The exercise: Reproduce every line of the material below, but drop the pictures.

Figure scripts
□ □ □ □
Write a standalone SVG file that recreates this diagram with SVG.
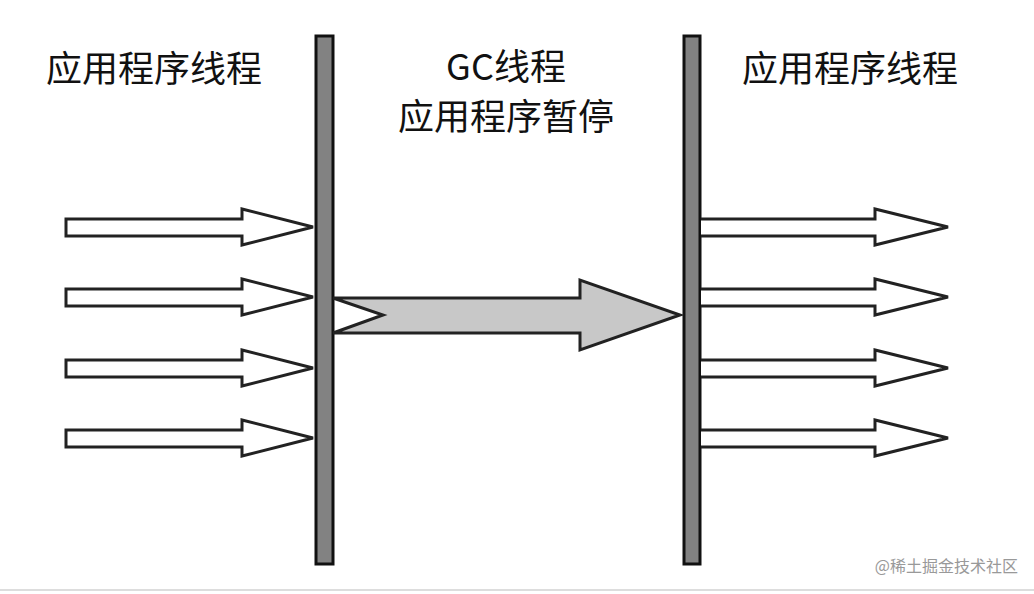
<svg xmlns="http://www.w3.org/2000/svg" width="1034" height="594" viewBox="0 0 1034 594">
<style>
.t{font-family:"Noto Sans CJK SC","Noto Sans",sans-serif;font-size:36px;fill:#111}
.bar{fill:#828282;stroke:#111;stroke-width:3}
.arr{fill:#fff;stroke:#222;stroke-width:3;stroke-linejoin:miter}
.gc{fill:#c8c8c8;stroke:#222;stroke-width:3}
</style>
<rect width="1034" height="594" fill="#fff"/>
<g id="title-left"><text class="t" x="46" y="82">应用程序线程</text></g>
<g id="title-mid"><text class="t" x="506" y="80" text-anchor="middle">GC线程</text><text class="t" x="506" y="130" text-anchor="middle">应用程序暂停</text></g>
<g id="title-right"><text class="t" x="742" y="82">应用程序线程</text></g>
<g id="bar-left"><rect class="bar" x="316" y="36" width="17" height="528"/></g>
<g id="bar-right"><rect class="bar" x="684" y="36" width="16" height="528"/></g>
<g id="connectors">
<path class="arr" d="M66,219 H242 V209 L313,227 L242,245 V236 H66 Z"/>
<path class="arr" d="M66,289 H242 V279 L313,297 L242,315 V306 H66 Z"/>
<path class="arr" d="M66,360 H242 V350 L313,368 L242,386 V377 H66 Z"/>
<path class="arr" d="M66,430 H242 V420 L313,438 L242,456 V447 H66 Z"/>
<path class="gc" d="M333,298 H580 V280 L680,315 L580,350 V333 H333 L383,315 Z"/>
<path class="arr" d="M701,219 H875 V209 L948,227 L875,245 V236 H701"/>
<path class="arr" d="M701,289 H875 V279 L948,297 L875,315 V306 H701"/>
<path class="arr" d="M701,360 H875 V350 L948,368 L875,386 V377 H701"/>
<path class="arr" d="M701,430 H875 V420 L948,438 L875,456 V447 H701"/>
</g>
<text x="1018" y="572" text-anchor="end" style="font-family:'Noto Sans CJK SC',sans-serif;font-size:16px;fill:#999">@稀土掘金技术社区</text>
<line x1="0" y1="590" x2="1034" y2="590" stroke="#ddd" stroke-width="2"/>
</svg>
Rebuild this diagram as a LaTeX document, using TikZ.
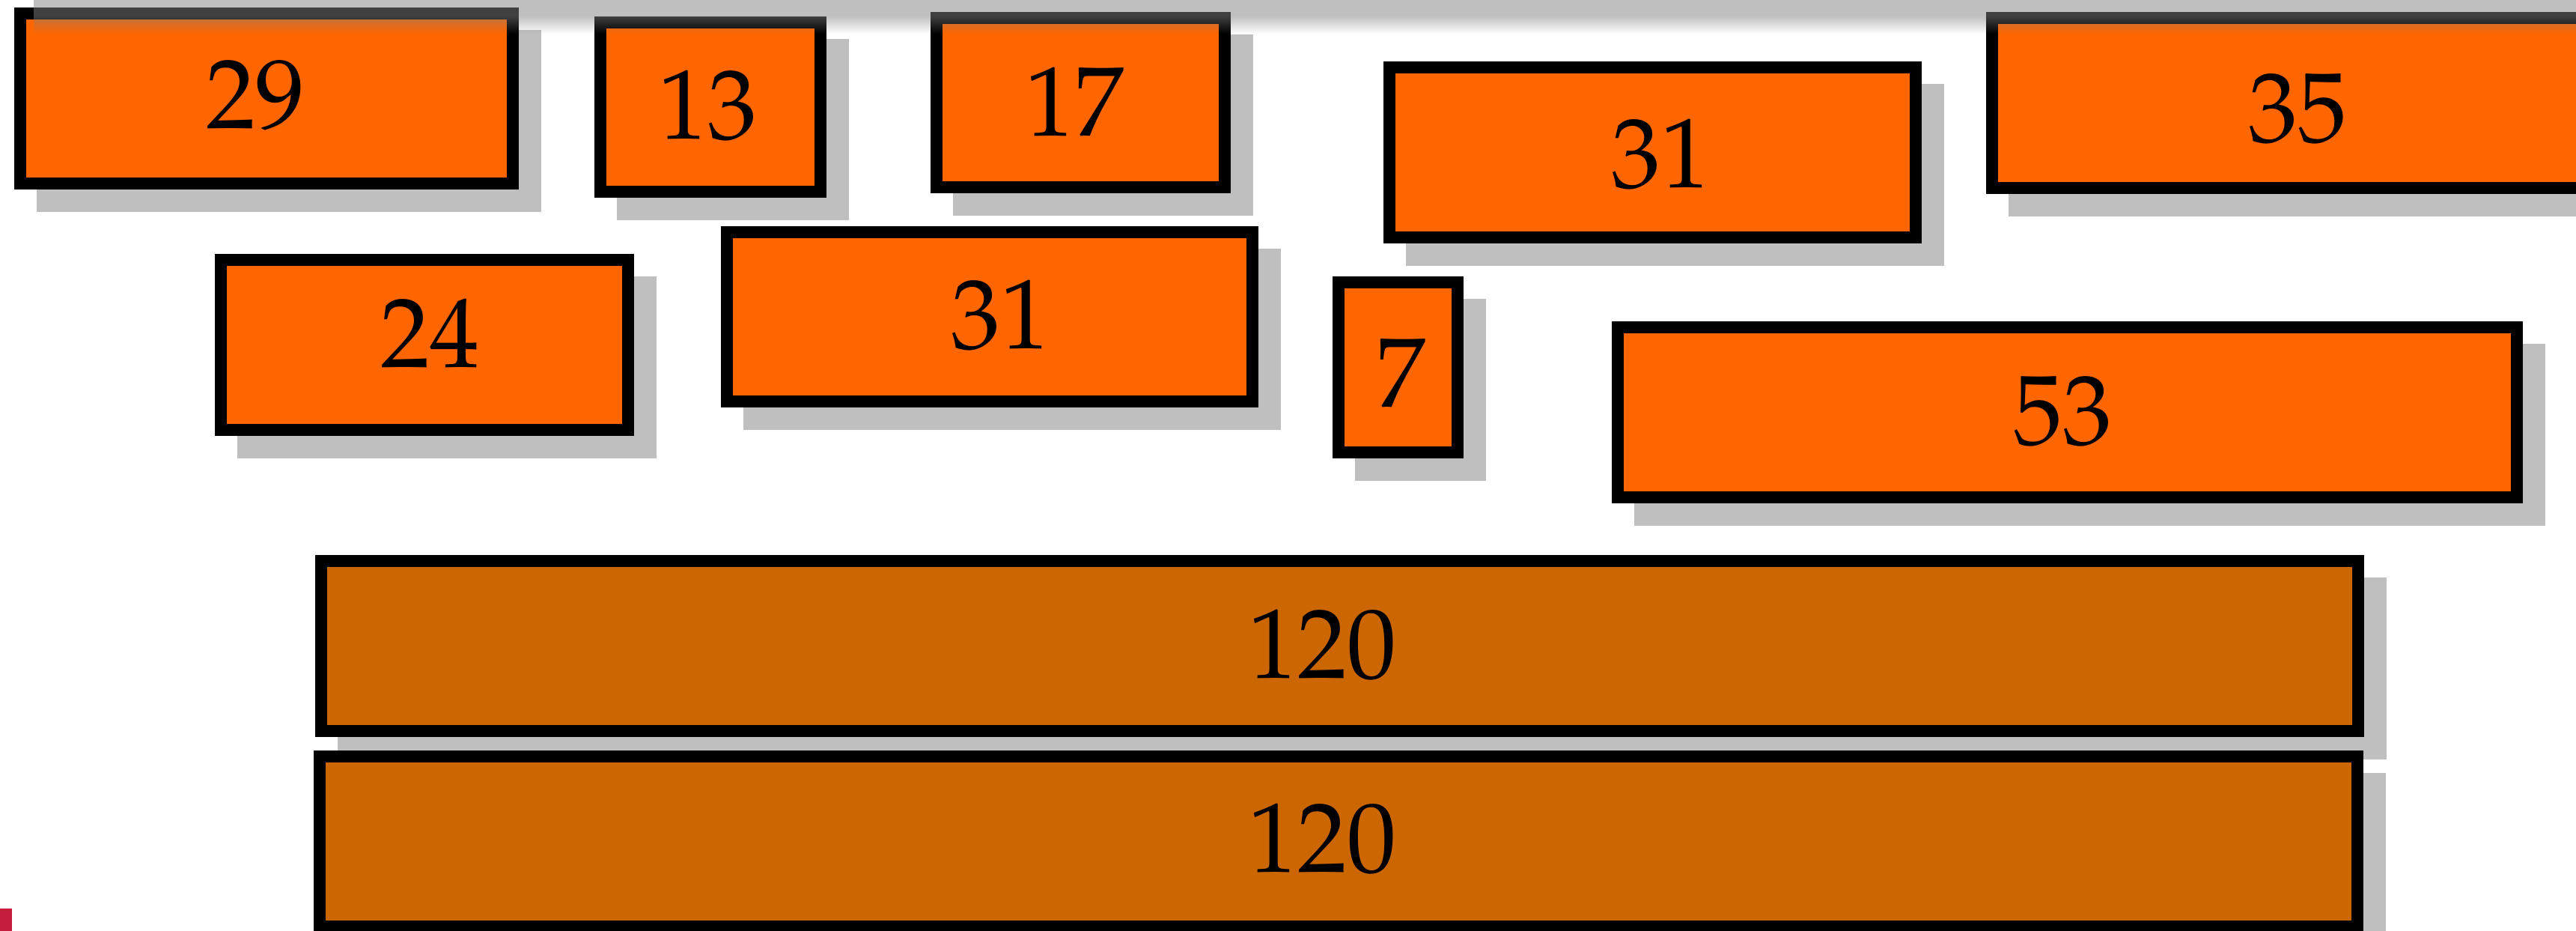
□ □ □ □
Exercise response:
Write a standalone SVG file that recreates this diagram with SVG.
<svg xmlns="http://www.w3.org/2000/svg" width="1034" height="594" viewBox="0 0 1034 594">
<style>
.t{font-family:"Noto Sans CJK SC","Noto Sans",sans-serif;font-size:36px;fill:#111}
.bar{fill:#828282;stroke:#111;stroke-width:3}
.arr{fill:#fff;stroke:#222;stroke-width:3;stroke-linejoin:miter}
.gc{fill:#c8c8c8;stroke:#222;stroke-width:3}
</style>
<rect width="1034" height="594" fill="#fff"/>
<g id="title-left"><text class="t" x="46" y="82">应用程序线程</text></g>
<g id="title-mid"><text class="t" x="506" y="80" text-anchor="middle">GC线程</text><text class="t" x="506" y="130" text-anchor="middle">应用程序暂停</text></g>
<g id="title-right"><text class="t" x="742" y="82">应用程序线程</text></g>
<g id="bar-left"><rect class="bar" x="316" y="36" width="17" height="528"/></g>
<g id="bar-right"><rect class="bar" x="684" y="36" width="16" height="528"/></g>
<g id="connectors">
<path class="arr" d="M66,219 H242 V209 L313,227 L242,245 V236 H66 Z"/>
<path class="arr" d="M66,289 H242 V279 L313,297 L242,315 V306 H66 Z"/>
<path class="arr" d="M66,360 H242 V350 L313,368 L242,386 V377 H66 Z"/>
<path class="arr" d="M66,430 H242 V420 L313,438 L242,456 V447 H66 Z"/>
<path class="gc" d="M333,298 H580 V280 L680,315 L580,350 V333 H333 L383,315 Z"/>
<path class="arr" d="M701,219 H875 V209 L948,227 L875,245 V236 H701"/>
<path class="arr" d="M701,289 H875 V279 L948,297 L875,315 V306 H701"/>
<path class="arr" d="M701,360 H875 V350 L948,368 L875,386 V377 H701"/>
<path class="arr" d="M701,430 H875 V420 L948,438 L875,456 V447 H701"/>
</g>
<text x="1018" y="572" text-anchor="end" style="font-family:'Noto Sans CJK SC',sans-serif;font-size:16px;fill:#999">@稀土掘金技术社区</text>
<line x1="0" y1="590" x2="1034" y2="590" stroke="#ddd" stroke-width="2"/>
</svg>
Rebuild this diagram as a LaTeX document, using TikZ.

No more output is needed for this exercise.